Chief takes Kwan with him on his ship back to UNSC HQ, and on the way receives orders to just straight up execute her for uh…something. Despite Chief being the best weapon in their arsenal, Admiral Parangosky (Shabana Azmi) has almost no hesitation in ordering his execution for not murdering an unarmed teenage girl. Dr. Catherine Halsey (Natascha McElhone) deals with the chain of command after Master Chief touches an alien artifact that seems to bring up memories suppressed by the UNSC training, allowing him to think for himself over his military programming. Miranda Keyes (Olive Gray) deals with balancing her military career and personal morals against executing unarmed teenage girls, all under the mentorship of her father Captain Jacob Keyes (Danny Sapani). At the end of the episode Chief and Kwan escape the UNSC capture, flying off to anywhere but here.

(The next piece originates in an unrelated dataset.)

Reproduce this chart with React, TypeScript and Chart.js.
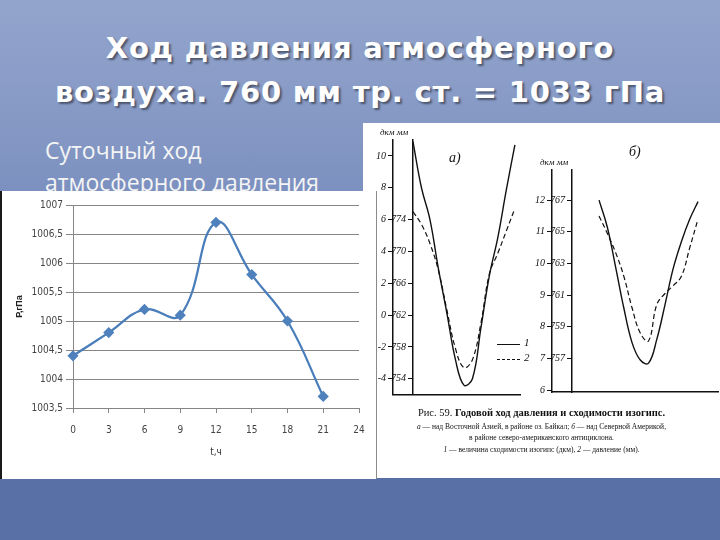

It really doesn’t help that the Halo show looks like absolute garbage, like a mid-budget CW show or something you’d see on the SYFY network as opposed to Showtime. During firefights the camera often switches to a bad first person shooter perspective that feels right out of the Doom movie with The Rock. The sets and costumes look like something out of a low budget fan film. Dialogue between the UNSC members is stilted and packed with bad cliche including the part where Miranda and Jacob have their back and forth of “what’s the point in fighting for humanity if we lose our own in the process” and “they are orders and you will follow your orders.”

You can tell the people running the show have no connection to the series. The pacing is awful, considering we are in episode 1 and we’ve already shoved in Chief finding the magical object and going AWOL. At least leave that stuff up to the mid-season finale. We also only see the elites in the fight, leaving out big swaths of the Covenant forces. I have a feeling we’re not going to see comical dialogue with the grunts. Master Chief also takes his helmet off in the first episode and immediately deflates any feeling that the creators give a damn about the IP.

The first episode of Halo has some good moments, but those moments are sparse. The characters suck, the dialogue is boring, the show is putting far too much attention on things the audience is not going to care about. The only interesting part of the first episode takes place with the Prophet of Mercy on a big Covenant ship, and the CG there is fantastic. The Prophet of Mercy actually looks like a practical puppet in some spots, but that might be a trick of the lighting. The soundtrack also feels like a generic ripoff of the music from the games.

Halo has a ton of lore, and they decided to go with this.